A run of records

++++++++++++++++++++

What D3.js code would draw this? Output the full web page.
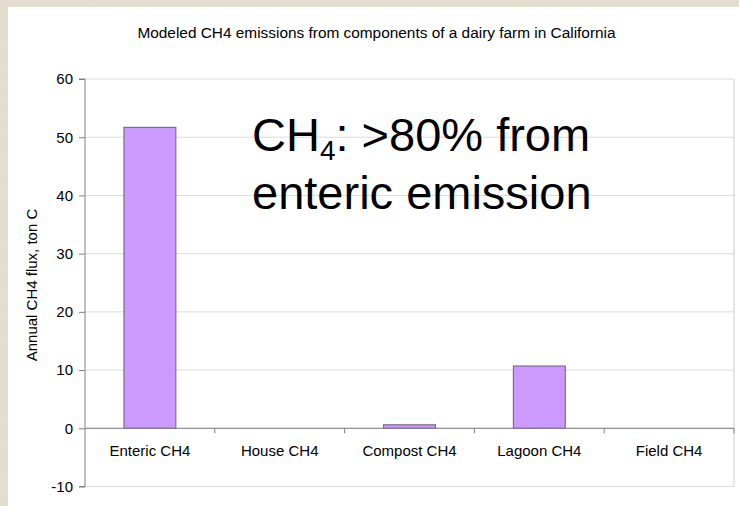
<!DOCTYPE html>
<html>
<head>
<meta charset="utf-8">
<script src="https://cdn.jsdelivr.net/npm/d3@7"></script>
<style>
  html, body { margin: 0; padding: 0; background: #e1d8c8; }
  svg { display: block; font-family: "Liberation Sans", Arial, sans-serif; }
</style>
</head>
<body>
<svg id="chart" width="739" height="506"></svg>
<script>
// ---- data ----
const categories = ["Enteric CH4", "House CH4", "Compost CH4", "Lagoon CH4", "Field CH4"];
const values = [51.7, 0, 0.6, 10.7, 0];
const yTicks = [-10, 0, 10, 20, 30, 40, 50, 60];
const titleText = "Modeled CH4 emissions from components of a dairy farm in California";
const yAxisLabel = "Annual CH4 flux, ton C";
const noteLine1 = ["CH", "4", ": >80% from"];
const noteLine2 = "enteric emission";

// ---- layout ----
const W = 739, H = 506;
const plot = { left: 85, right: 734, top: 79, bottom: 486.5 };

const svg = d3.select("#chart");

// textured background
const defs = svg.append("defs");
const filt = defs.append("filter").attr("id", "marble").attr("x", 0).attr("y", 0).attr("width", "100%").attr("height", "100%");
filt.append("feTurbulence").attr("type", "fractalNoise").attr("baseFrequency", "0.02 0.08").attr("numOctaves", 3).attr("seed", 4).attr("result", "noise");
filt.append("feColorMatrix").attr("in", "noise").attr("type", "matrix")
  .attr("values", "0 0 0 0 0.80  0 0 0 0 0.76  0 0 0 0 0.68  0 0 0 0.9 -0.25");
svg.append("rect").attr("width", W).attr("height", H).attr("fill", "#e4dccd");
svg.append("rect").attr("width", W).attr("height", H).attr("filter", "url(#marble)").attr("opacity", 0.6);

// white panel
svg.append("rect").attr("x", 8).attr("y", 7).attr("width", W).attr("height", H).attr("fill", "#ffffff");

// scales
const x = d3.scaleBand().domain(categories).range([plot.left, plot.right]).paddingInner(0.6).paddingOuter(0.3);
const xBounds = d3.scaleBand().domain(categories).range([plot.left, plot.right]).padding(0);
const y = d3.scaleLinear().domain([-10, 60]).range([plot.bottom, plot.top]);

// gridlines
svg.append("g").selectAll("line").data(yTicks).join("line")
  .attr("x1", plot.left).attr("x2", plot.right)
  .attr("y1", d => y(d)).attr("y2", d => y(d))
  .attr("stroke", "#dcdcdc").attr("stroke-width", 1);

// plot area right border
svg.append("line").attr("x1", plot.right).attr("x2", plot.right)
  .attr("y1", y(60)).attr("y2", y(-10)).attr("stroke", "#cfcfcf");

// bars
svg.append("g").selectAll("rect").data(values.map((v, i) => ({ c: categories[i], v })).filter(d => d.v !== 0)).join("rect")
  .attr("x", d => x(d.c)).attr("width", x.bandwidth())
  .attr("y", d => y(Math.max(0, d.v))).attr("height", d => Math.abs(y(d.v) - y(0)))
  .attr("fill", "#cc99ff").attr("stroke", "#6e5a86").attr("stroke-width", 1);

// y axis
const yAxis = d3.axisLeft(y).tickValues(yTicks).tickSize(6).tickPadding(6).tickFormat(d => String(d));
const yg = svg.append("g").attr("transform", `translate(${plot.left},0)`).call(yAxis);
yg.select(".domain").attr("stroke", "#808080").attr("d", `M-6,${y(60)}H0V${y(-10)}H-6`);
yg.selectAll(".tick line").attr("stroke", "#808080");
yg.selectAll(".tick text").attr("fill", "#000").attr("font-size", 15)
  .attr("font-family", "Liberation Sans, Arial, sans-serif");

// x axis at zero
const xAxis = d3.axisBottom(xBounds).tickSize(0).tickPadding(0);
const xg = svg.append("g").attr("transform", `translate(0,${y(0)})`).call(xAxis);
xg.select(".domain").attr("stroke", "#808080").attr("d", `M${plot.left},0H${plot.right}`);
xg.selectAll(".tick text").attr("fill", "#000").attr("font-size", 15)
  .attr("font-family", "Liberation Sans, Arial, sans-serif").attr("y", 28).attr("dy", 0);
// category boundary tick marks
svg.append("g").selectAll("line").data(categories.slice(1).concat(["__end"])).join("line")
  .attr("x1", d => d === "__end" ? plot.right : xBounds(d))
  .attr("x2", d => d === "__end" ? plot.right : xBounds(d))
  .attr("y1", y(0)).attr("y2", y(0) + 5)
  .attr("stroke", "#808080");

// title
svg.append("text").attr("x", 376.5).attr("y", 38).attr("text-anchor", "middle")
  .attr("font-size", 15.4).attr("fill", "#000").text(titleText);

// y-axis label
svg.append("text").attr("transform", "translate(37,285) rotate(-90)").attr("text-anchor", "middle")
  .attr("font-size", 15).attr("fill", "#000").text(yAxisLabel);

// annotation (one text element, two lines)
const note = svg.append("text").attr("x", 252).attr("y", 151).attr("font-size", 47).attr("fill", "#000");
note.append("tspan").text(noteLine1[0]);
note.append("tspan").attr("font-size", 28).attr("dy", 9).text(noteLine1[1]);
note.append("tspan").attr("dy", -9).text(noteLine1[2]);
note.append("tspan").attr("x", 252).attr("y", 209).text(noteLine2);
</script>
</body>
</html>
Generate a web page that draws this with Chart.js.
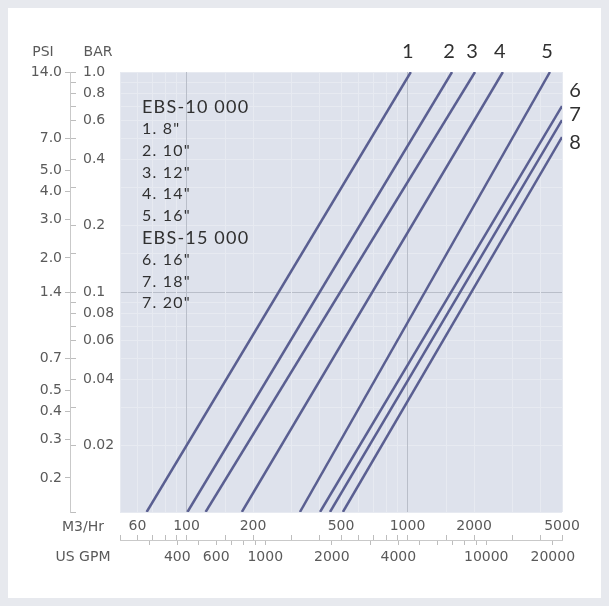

++++++++++++++++++++

▶ [Problem to solve]
Without including any picture, repeat the data exactly.

▶ [Output of the exercise]
What D3.js code would draw this? Output the full web page.
<!DOCTYPE html>
<html>
<head>
<meta charset="utf-8">
<script src="https://cdn.jsdelivr.net/npm/d3@7"></script>
<style>
  html, body { margin: 0; padding: 0; background: #e1d8c8; }
  svg { display: block; font-family: "Liberation Sans", Arial, sans-serif; }
</style>
</head>
<body>
<svg id="chart" width="739" height="506"></svg>
<script>
// ---- data ----
const categories = ["Enteric CH4", "House CH4", "Compost CH4", "Lagoon CH4", "Field CH4"];
const values = [51.7, 0, 0.6, 10.7, 0];
const yTicks = [-10, 0, 10, 20, 30, 40, 50, 60];
const titleText = "Modeled CH4 emissions from components of a dairy farm in California";
const yAxisLabel = "Annual CH4 flux, ton C";
const noteLine1 = ["CH", "4", ": >80% from"];
const noteLine2 = "enteric emission";

// ---- layout ----
const W = 739, H = 506;
const plot = { left: 85, right: 734, top: 79, bottom: 486.5 };

const svg = d3.select("#chart");

// textured background
const defs = svg.append("defs");
const filt = defs.append("filter").attr("id", "marble").attr("x", 0).attr("y", 0).attr("width", "100%").attr("height", "100%");
filt.append("feTurbulence").attr("type", "fractalNoise").attr("baseFrequency", "0.02 0.08").attr("numOctaves", 3).attr("seed", 4).attr("result", "noise");
filt.append("feColorMatrix").attr("in", "noise").attr("type", "matrix")
  .attr("values", "0 0 0 0 0.80  0 0 0 0 0.76  0 0 0 0 0.68  0 0 0 0.9 -0.25");
svg.append("rect").attr("width", W).attr("height", H).attr("fill", "#e4dccd");
svg.append("rect").attr("width", W).attr("height", H).attr("filter", "url(#marble)").attr("opacity", 0.6);

// white panel
svg.append("rect").attr("x", 8).attr("y", 7).attr("width", W).attr("height", H).attr("fill", "#ffffff");

// scales
const x = d3.scaleBand().domain(categories).range([plot.left, plot.right]).paddingInner(0.6).paddingOuter(0.3);
const xBounds = d3.scaleBand().domain(categories).range([plot.left, plot.right]).padding(0);
const y = d3.scaleLinear().domain([-10, 60]).range([plot.bottom, plot.top]);

// gridlines
svg.append("g").selectAll("line").data(yTicks).join("line")
  .attr("x1", plot.left).attr("x2", plot.right)
  .attr("y1", d => y(d)).attr("y2", d => y(d))
  .attr("stroke", "#dcdcdc").attr("stroke-width", 1);

// plot area right border
svg.append("line").attr("x1", plot.right).attr("x2", plot.right)
  .attr("y1", y(60)).attr("y2", y(-10)).attr("stroke", "#cfcfcf");

// bars
svg.append("g").selectAll("rect").data(values.map((v, i) => ({ c: categories[i], v })).filter(d => d.v !== 0)).join("rect")
  .attr("x", d => x(d.c)).attr("width", x.bandwidth())
  .attr("y", d => y(Math.max(0, d.v))).attr("height", d => Math.abs(y(d.v) - y(0)))
  .attr("fill", "#cc99ff").attr("stroke", "#6e5a86").attr("stroke-width", 1);

// y axis
const yAxis = d3.axisLeft(y).tickValues(yTicks).tickSize(6).tickPadding(6).tickFormat(d => String(d));
const yg = svg.append("g").attr("transform", `translate(${plot.left},0)`).call(yAxis);
yg.select(".domain").attr("stroke", "#808080").attr("d", `M-6,${y(60)}H0V${y(-10)}H-6`);
yg.selectAll(".tick line").attr("stroke", "#808080");
yg.selectAll(".tick text").attr("fill", "#000").attr("font-size", 15)
  .attr("font-family", "Liberation Sans, Arial, sans-serif");

// x axis at zero
const xAxis = d3.axisBottom(xBounds).tickSize(0).tickPadding(0);
const xg = svg.append("g").attr("transform", `translate(0,${y(0)})`).call(xAxis);
xg.select(".domain").attr("stroke", "#808080").attr("d", `M${plot.left},0H${plot.right}`);
xg.selectAll(".tick text").attr("fill", "#000").attr("font-size", 15)
  .attr("font-family", "Liberation Sans, Arial, sans-serif").attr("y", 28).attr("dy", 0);
// category boundary tick marks
svg.append("g").selectAll("line").data(categories.slice(1).concat(["__end"])).join("line")
  .attr("x1", d => d === "__end" ? plot.right : xBounds(d))
  .attr("x2", d => d === "__end" ? plot.right : xBounds(d))
  .attr("y1", y(0)).attr("y2", y(0) + 5)
  .attr("stroke", "#808080");

// title
svg.append("text").attr("x", 376.5).attr("y", 38).attr("text-anchor", "middle")
  .attr("font-size", 15.4).attr("fill", "#000").text(titleText);

// y-axis label
svg.append("text").attr("transform", "translate(37,285) rotate(-90)").attr("text-anchor", "middle")
  .attr("font-size", 15).attr("fill", "#000").text(yAxisLabel);

// annotation (one text element, two lines)
const note = svg.append("text").attr("x", 252).attr("y", 151).attr("font-size", 47).attr("fill", "#000");
note.append("tspan").text(noteLine1[0]);
note.append("tspan").attr("font-size", 28).attr("dy", 9).text(noteLine1[1]);
note.append("tspan").attr("dy", -9).text(noteLine1[2]);
note.append("tspan").attr("x", 252).attr("y", 209).text(noteLine2);
</script>
</body>
</html>
Generate a web page that draws this with Chart.js.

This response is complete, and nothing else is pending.